The first week has passed by. We made 62 new friends, from more than 30 countries in 5 continents, in almost any possible field. Besides the classes and official dinners, going to the pub after classes became an important ritual in our small tribe set-up. During these moments, a question emerged frequently: why did each of us apply for the Oxford eMBA?
Despite the diversity of class-mates, many answers were quite similar. At the beginning, I heard the expected ones, related to the 6 centuries of the Oxford University, the World-Class equity and the new opportunities that might arise. These sounded to me like a rational validation for our financial & time investment.
Than we had the first classes and we met our excellent professors. They are restless people, devoting their life to creating a positive change around them. And one evening, I’ve been part of an inspirational story, done by Professor Kurt April. He lectured about the choices we make at different life moments.
Our life journey seems to be like an Opera with three parts:
In the First Act, we spend many years following a story that will make us hunters of success. Usually, this success tale is a social norm, written by others: having power, earning money, owning a nice house, driving a luxury car, going in nice holidays.
In the Second Act, for some people something happens. This is related to fail: living a lonely unfulfilled life, lack of a true scope, having no positive impact around.
In the Third Act, people need to take a decision. Either boosting the existing narrative chasing more money and more power; or break the narrative and re-write it, creating their own story that truly fulfils them.
In that evening, Professor Kurt April spoke with his words, but he worked with our emotions.
I felt a revelation.
In our small Oxford eMBA tribe, the friendship soon cracked the barriers. Being comfortable with self-vulnerabilities, a simultaneous insight surfaced, related to deeper tensions.
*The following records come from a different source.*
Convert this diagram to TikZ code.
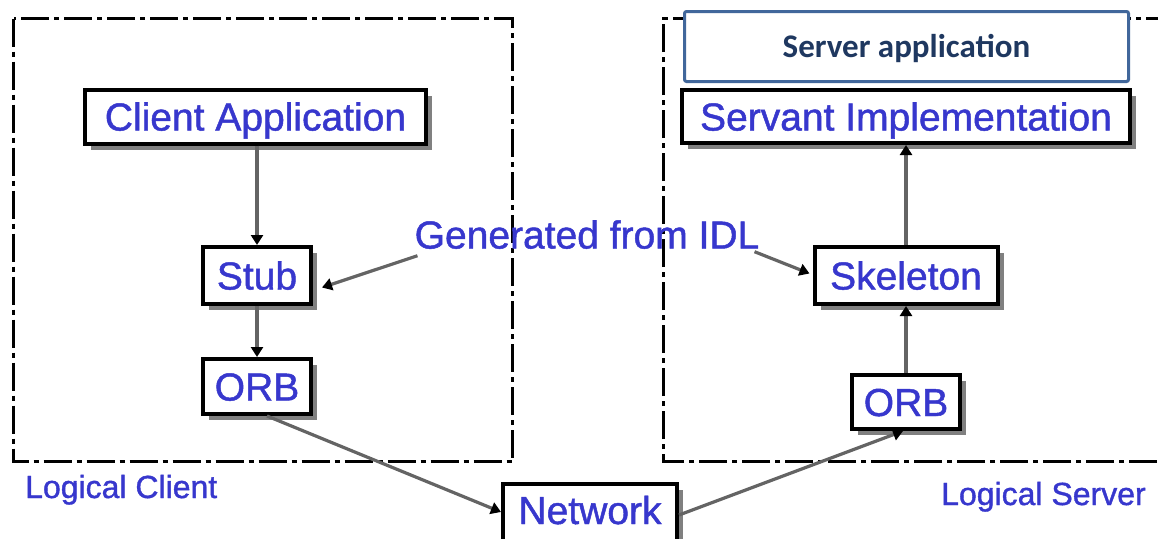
\documentclass[tikz,border=0pt]{standalone}
\usepackage{fontspec}
\setmainfont{Liberation Sans}
\newfontfamily\boxfont[FakeBold=1.2]{Liberation Sans}
\newfontfamily\calfont{Carlito}
\usetikzlibrary{shadows,arrows.meta}
\definecolor{labelblue}{RGB}{55,55,205}
\definecolor{navy}{RGB}{31,56,96}
\definecolor{steelframe}{RGB}{65,103,155}
\definecolor{linkgray}{RGB}{100,100,100}
\tikzset{
  frame/.style={line width=3.5pt, dash pattern=on 28pt off 5pt on 5pt off 5pt},
  box/.style={draw=black, line width=4pt, fill=white, inner sep=0pt,
    font=\boxfont\fontsize{39}{40}\selectfont, text=labelblue,
    text height=28pt, text depth=0pt,
    drop shadow={shadow xshift=6pt, shadow yshift=-6pt, fill=gray, opacity=1}},
  lbl/.style={inner sep=0pt, text=labelblue, text height=28pt, text depth=0pt,
    font=\boxfont\fontsize{39}{40}\selectfont},
  caption/.style={inner sep=0pt, text=labelblue, text height=23pt, text depth=0pt,
    font=\boxfont\fontsize{32}{33}\selectfont, anchor=west},
  conn/.style={draw=linkgray, line width=3.2pt,
    -{Triangle[length=10pt,width=12pt,color=black]}}
}
\begin{document}
\begin{tikzpicture}[x=1pt,y=-1pt]
\useasboundingbox (0,0) rectangle (1158,538);
\clip (0,0) rectangle (1158,538);

% logical client and logical server frames
\draw[frame] (13.5,18.5) rectangle (512.5,461.5);
\draw[frame] (1200,461.5) -- (663.5,461.5) -- (663.5,18.5) -- (1200,18.5);

% server application banner
\node[draw=steelframe, line width=3pt, rounded corners=2pt, fill=white,
      minimum width=444pt, minimum height=70pt, inner sep=0pt,
      font=\calfont\bfseries\fontsize{33}{34}\selectfont, text=navy,
      text height=21pt, text depth=0pt] (app) at (906.5,46.5) {Server application};

% client side
\node[box, minimum width=341pt, minimum height=54pt] (ca) at (255.5,116.5) {Client Application};
\node[box, minimum width=108pt, minimum height=57pt] (stub) at (257,275.5) {Stub};
\node[box, minimum width=108pt, minimum height=55pt] (orbl) at (257,386.5) {ORB};

% server side
\node[box, minimum width=448pt, minimum height=53pt] (serv) at (906,116.5) {Servant Implementation};
\node[box, minimum width=183pt, minimum height=57pt] (skel) at (906,275.5) {Skeleton};
\node[box, minimum width=108pt, minimum height=54pt] (orbr) at (906,402) {ORB};

% network
\node[box, minimum width=174pt, text height=40pt, text depth=40pt] (net) at (590,524) {Network};

% free labels
\node[lbl] (idl) at (587,234.5) {Generated from IDL};
\node[caption] (lc) at (25,486.5) {Logical Client};
\node[caption] (ls) at (941,493.5) {Logical Server};

% connectors
\draw[conn] (stub.north |- ca.south) -- (stub.north);
\draw[conn] (stub.south) -- (orbl.north);
\draw[conn] ([xshift=3pt,yshift=-7pt]idl.south west) -- ([xshift=9pt,yshift=-12pt]stub.east);
\draw[conn] ([xshift=-5pt,yshift=-3pt]idl.south east) -- ([xshift=-3pt,yshift=2pt]skel.west);
\draw[conn] ([xshift=10pt]orbl.south) -- ([yshift=12pt]net.west);
\draw[conn] ([yshift=9pt]net.east) -- ([xshift=-3pt]orbr.south);
\draw[conn] (orbr.north) -- (skel.south);
\draw[conn] (skel.north) -- (serv.south);
\end{tikzpicture}
\end{document}
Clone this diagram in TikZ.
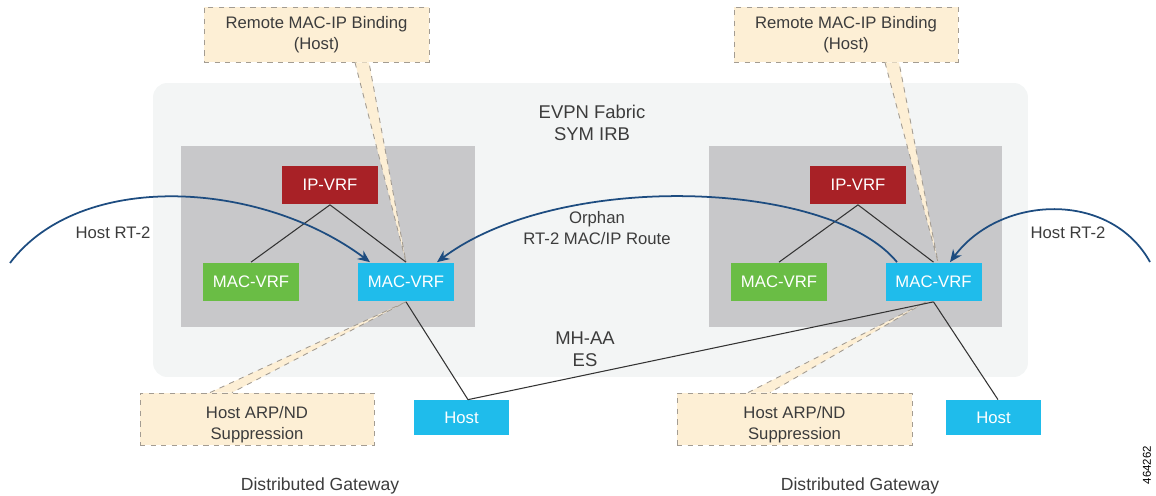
\documentclass[tikz,border=0pt]{standalone}
\usepackage{fontspec}
\setmainfont{Liberation Sans}
\usepackage{xcolor}
\usepackage{tikz}
\usetikzlibrary{arrows.meta}

\definecolor{fabricgray}{HTML}{F3F5F5}
\definecolor{boxgray}{HTML}{C8C8CA}
\definecolor{vrfred}{HTML}{A82126}
\definecolor{vrfgreen}{HTML}{6ABD45}
\definecolor{vrfblue}{HTML}{1FBCEB}
\definecolor{notefill}{HTML}{FDEFD5}
\definecolor{noteline}{HTML}{A39C92}
\definecolor{routeblue}{HTML}{1D4C80}
\definecolor{textgray}{HTML}{3C3C3C}

\begin{document}
\begin{tikzpicture}[x=0.02cm, y=-0.02cm,
    txt/.style={text=textgray, align=center, font=\fontsize{9.5}{12}\selectfont},
    bigtxt/.style={text=textgray, align=center, font=\fontsize{10.5}{12.5}\selectfont},
    vrf/.style={minimum width=1.92cm, minimum height=0.78cm, inner sep=0pt,
        text=white, font=\fontsize{9.5}{12}\selectfont},
    note/.style={fill=notefill, draw=noteline, dashed, line width=0.5pt,
        text=textgray, align=center, inner sep=0pt, font=\fontsize{9.5}{12}\selectfont},
    link/.style={draw=black!80, line width=0.6pt},
    route/.style={draw=routeblue, line width=1pt, -{Stealth[length=7pt, width=6pt]}},
    pointer/.style={draw=noteline, dashed, line width=0.5pt}]

        % Picture frame
        \useasboundingbox (0,0) rectangle (1156,496);

        % Fabric and the two gateways
        \node[fill=fabricgray, rounded corners=8pt, minimum width=17.5cm, minimum height=5.88cm] (fabric) at (590.5,230) {};
        \node[fill=boxgray, minimum width=5.88cm, minimum height=3.62cm] (gwL) at (328,236.5) {};
        \node[fill=boxgray, minimum width=5.86cm, minimum height=3.62cm] (gwR) at (855.5,236.5) {};

        % VRFs
        \node[vrf, fill=vrfred] (ipL) at (330,185) {IP-VRF};
        \node[vrf, fill=vrfgreen] (macgL) at (251,282) {MAC-VRF};
        \node[vrf, fill=vrfblue] (macL) at (406,282) {MAC-VRF};
        \node[vrf, fill=vrfred] (ipR) at (858,185) {IP-VRF};
        \node[vrf, fill=vrfgreen] (macgR) at (779,282) {MAC-VRF};
        \node[vrf, fill=vrfblue] (macR) at (933.5,282) {MAC-VRF};

        % Hosts
        \node[vrf, fill=vrfblue, minimum width=1.9cm, minimum height=0.7cm] (hostL) at (461.5,417.5) {Host};
        \node[vrf, fill=vrfblue, minimum width=1.9cm, minimum height=0.7cm] (hostR) at (993.5,417.5) {Host};

        % Callouts
        \node[note, minimum width=4.5cm, minimum height=1.1cm] (remL) at (316.5,34.5) {Remote MAC-IP Binding\\(Host)};
        \node[note, minimum width=4.48cm, minimum height=1.1cm] (remR) at (846,34.5) {Remote MAC-IP Binding\\(Host)};
        \node[note, minimum width=4.68cm, minimum height=1.04cm] (arpL) at (257,419) {};
        \node[note, minimum width=4.7cm, minimum height=1.04cm] (arpR) at (794.5,419) {};
        \node[txt] (arpLtxt) at ([yshift=-0.12cm]arpL.center) {Host ARP/ND\\Suppression};
        \node[txt] (arpRtxt) at ([yshift=-0.12cm]arpR.center) {Host ARP/ND\\Suppression};

        % Callout pointers
        \fill[notefill] ([xshift=0.77cm]remL.south) -- (macL.north) -- ([xshift=1.05cm]remL.south) -- cycle;
        \draw[pointer] ([xshift=0.77cm]remL.south) -- (macL.north) -- ([xshift=1.05cm]remL.south);
        \fill[notefill] ([xshift=0.78cm]remR.south) -- ([xshift=0.09cm]macR.north) -- ([xshift=1.06cm]remR.south) -- cycle;
        \draw[pointer] ([xshift=0.78cm]remR.south) -- ([xshift=0.09cm]macR.north) -- ([xshift=1.06cm]remR.south);
        \fill[notefill] ([xshift=-0.94cm]arpL.north) -- (macL.south) -- ([xshift=-0.5cm]arpL.north) -- cycle;
        \draw[pointer] ([xshift=-0.94cm]arpL.north) -- (macL.south) -- ([xshift=-0.5cm]arpL.north);
        \fill[notefill] ([xshift=-0.93cm]arpR.north) -- ([xshift=-0.15cm]macR.south) -- ([xshift=-0.49cm]arpR.north) -- cycle;
        \draw[pointer] ([xshift=-0.93cm]arpR.north) -- ([xshift=-0.15cm]macR.south) -- ([xshift=-0.49cm]arpR.north);

        % VRF links
        \draw[link] (ipL.south) -- (macgL.north);
        \draw[link] (ipL.south) -- (macL.north);
        \draw[link] (ipR.south) -- (macgR.north);
        \draw[link] (ipR.south) -- (macR.north);

        % Host links
        \draw[link] (macL.south) -- ([xshift=0.13cm]hostL.north);
        \draw[link] ([xshift=0.13cm]hostL.north) -- (macR.south);
        \draw[link] (macR.south) -- ([xshift=0.09cm]hostR.north);

        % Routes
        \coordinate (srcL) at (10,263);
        \coordinate (srcR) at (1150,262);
        \draw[route] (srcL) .. controls (80,170) and (260,180) .. ([xshift=-0.72cm]macL.north);
        \draw[route] ([xshift=-0.73cm]macR.north) .. controls (830,180) and (560,170) .. ([xshift=0.62cm]macL.north);
        \draw[route] (srcR) .. controls (1110,190) and (1000,195) .. ([xshift=0.33cm]macR.north);

        % Labels
        \node[bigtxt] (fabtxt) at (592,123) {EVPN Fabric\\SYM IRB};
        \node[txt] (orphan) at (597,228) {Orphan\\RT-2 MAC/IP Route};
        \node[bigtxt] (esi) at (585,349) {MH-AA\\ES};
        \node[txt] (rtL) at (113,233) {Host RT-2};
        \node[txt] (rtR) at (1068,233) {Host RT-2};
        \node[bigtxt, font=\fontsize{10}{12}\selectfont] (dgL) at (320,486) {Distributed Gateway};
        \node[bigtxt, font=\fontsize{10}{12}\selectfont] (dgR) at (860,486) {Distributed Gateway};
        \node[text=black, rotate=90, font=\fontsize{6.5}{8}\selectfont] (figid) at (1147,465) {464262};
\end{tikzpicture}
\end{document}
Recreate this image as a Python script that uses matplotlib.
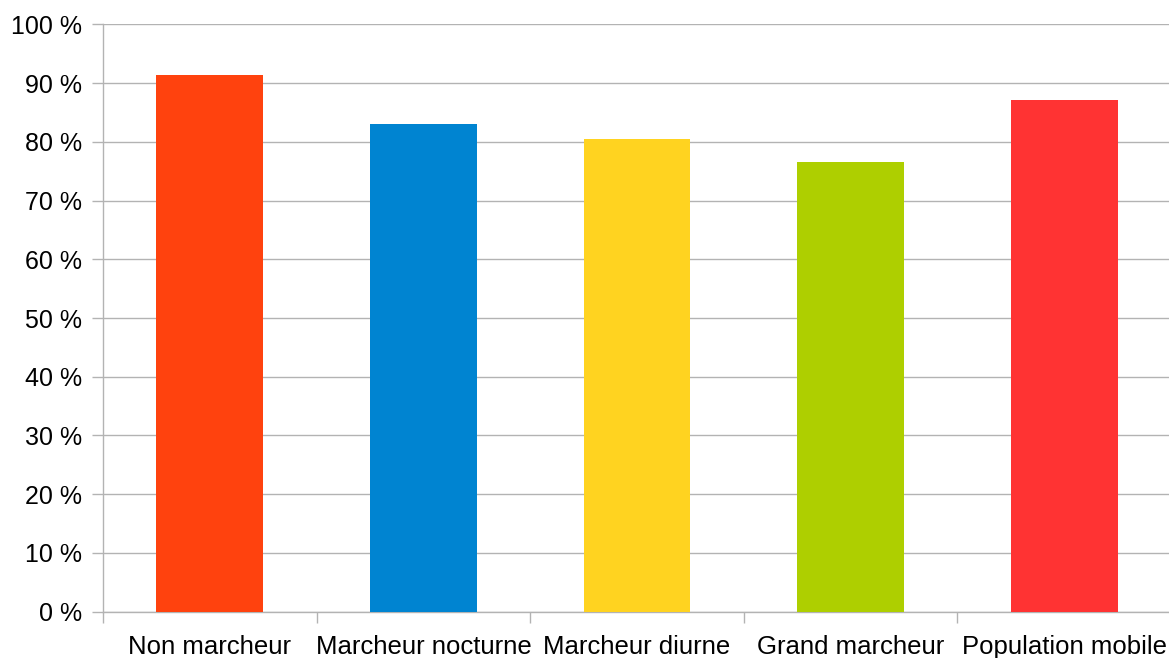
import numpy as np
import matplotlib
matplotlib.use("Agg")
from matplotlib import pyplot as plt
from matplotlib.ticker import FixedLocator

categories = ["Non marcheur", "Marcheur nocturne", "Marcheur diurne", "Grand marcheur", "Population mobile"]
values = [91.4, 83.1, 80.5, 76.6, 87.2]
colors = ["#ff420e", "#0084d1", "#ffd320", "#aecf00", "#ff3333"]
yticks = list(range(0, 101, 10))

plt.rcParams['font.family'] = ['Liberation Sans', 'DejaVu Sans']

fig = plt.figure(figsize=(11.69, 6.58), dpi=100)
ax = fig.add_axes([0.0881, 0.0704, 0.9136, 0.8925])

x = np.arange(len(categories))
ax.bar(x, values, width=0.5, color=colors, zorder=3)

ax.set_xlim(-0.5, 4.5)
ax.set_ylim(0, 100)

grid_color = "#b3b3b3"
ax.set_yticks(yticks)
ax.set_yticklabels([f"{t} %" for t in yticks])
ax.yaxis.grid(True, color=grid_color, linewidth=1, zorder=0)

ax.set_xticks(x)
ax.set_xticklabels(categories)
ax.xaxis.set_minor_locator(FixedLocator([-0.5, 0.5, 1.5, 2.5, 3.5]))
ax.tick_params(axis='x', which='major', length=0, pad=17, labelsize=18.5)
ax.tick_params(axis='x', which='minor', length=8, width=1, color=grid_color)
ax.tick_params(axis='y', length=8, width=1, color=grid_color, pad=7, labelsize=18)

for s in ["top", "right"]:
    ax.spines[s].set_visible(False)
for s in ["left", "bottom"]:
    ax.spines[s].set_color(grid_color)
    ax.spines[s].set_linewidth(1)

fig.savefig("out.png", dpi=100)
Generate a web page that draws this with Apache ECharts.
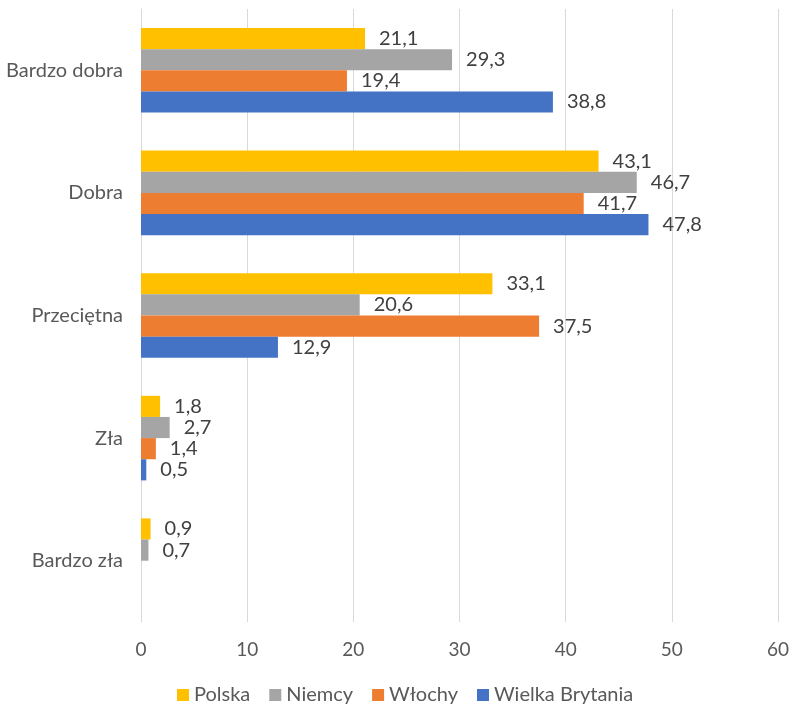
<!DOCTYPE html>
<html>
<head>
<meta charset="utf-8">
<script src="https://cdn.jsdelivr.net/npm/echarts@6/dist/echarts.min.js"></script>
<style>
  html, body { margin: 0; padding: 0; background: #fff; }
  #chart { width: 792px; height: 705px; }
</style>
</head>
<body>
<div id="chart"></div>
<script>
var categories = ['Bardzo dobra', 'Dobra', 'Przeciętna', 'Zła', 'Bardzo zła']
var polska = [21.1, 43.1, 33.1, 1.8, 0.9]
var niemcy = [29.3, 46.7, 20.6, 2.7, 0.7]
var wlochy = [19.4, 41.7, 37.5, 1.4, null]
var wielkaBrytania = [38.8, 47.8, 12.9, 0.5, null]
var xTicks = [0, 10, 20, 30, 40, 50, 60]

var font = 'Lato, Noto Sans, sans-serif'

function makeSeries(name, color, data) {
  return {
    name: name,
    type: 'bar',
    barGap: 0,
    barCategoryGap: '31%',
    itemStyle: { color: color },
    label: {
      show: true,
      position: 'right',
      distance: 14,
      color: '#404040',
      fontSize: 20,
      fontFamily: font,
      formatter: function(p) {
        return String(p.value).replace('.', ',')
      }
    },
    data: data
  }
}

var chart = echarts.init(document.getElementById('chart'))
chart.setOption({
  animation: false,
  grid: { left: 141, right: 13, top: 9, bottom: 83 },
  legend: {
    top: 680,
    left: 172,
    itemWidth: 12,
    itemHeight: 12,
    itemGap: 19,
    icon: 'rect',
    textStyle: { color: '#595959', fontSize: 20, fontFamily: font },
    data: ['Polska', 'Niemcy', 'Włochy', 'Wielka Brytania']
  },
  xAxis: {
    type: 'value',
    min: xTicks[0],
    max: xTicks[xTicks.length - 1],
    interval: 10,
    axisLine: { show: false },
    axisTick: { show: false },
    splitLine: { lineStyle: { color: '#d9d9d9', width: 1 } },
    axisLabel: { color: '#595959', fontSize: 19, fontFamily: font, margin: 18 }
  },
  yAxis: {
    type: 'category',
    inverse: true,
    data: categories,
    axisLine: { show: true, lineStyle: { color: '#d9d9d9' } },
    axisTick: { show: false },
    axisLabel: { color: '#595959', fontSize: 20, fontFamily: font, margin: 18 }
  },
  series: [
    makeSeries('Polska', '#FFC000', polska),
    makeSeries('Niemcy', '#A5A5A5', niemcy),
    makeSeries('Włochy', '#ED7D31', wlochy),
    makeSeries('Wielka Brytania', '#4472C4', wielkaBrytania)
  ]
})
</script>
</body>
</html>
The majority of us, despite being successful, had a history of mismatches, break-downs and failures. These set-backs were precious just because they became a long-term changing agent. It was a surprising correlation. The more painful the experience, the more it becomes related to someone’s life purpose. The less a noble scope exists in the current work-places, the more someone was looking for a meaningful switch. The lucky ones, already started to change their life in recent years. Others are currently working to decide future direction.
It seems that as a group, we are in full Second Act, and searching for the Third Act, re-writing our own story. We don’t want just to become more successful, but more meaningful.
At the end of the day, the transformation is compounded. It requires one degree of change at a time.
In this first week, I had mine. I know that all will add up at the right moment.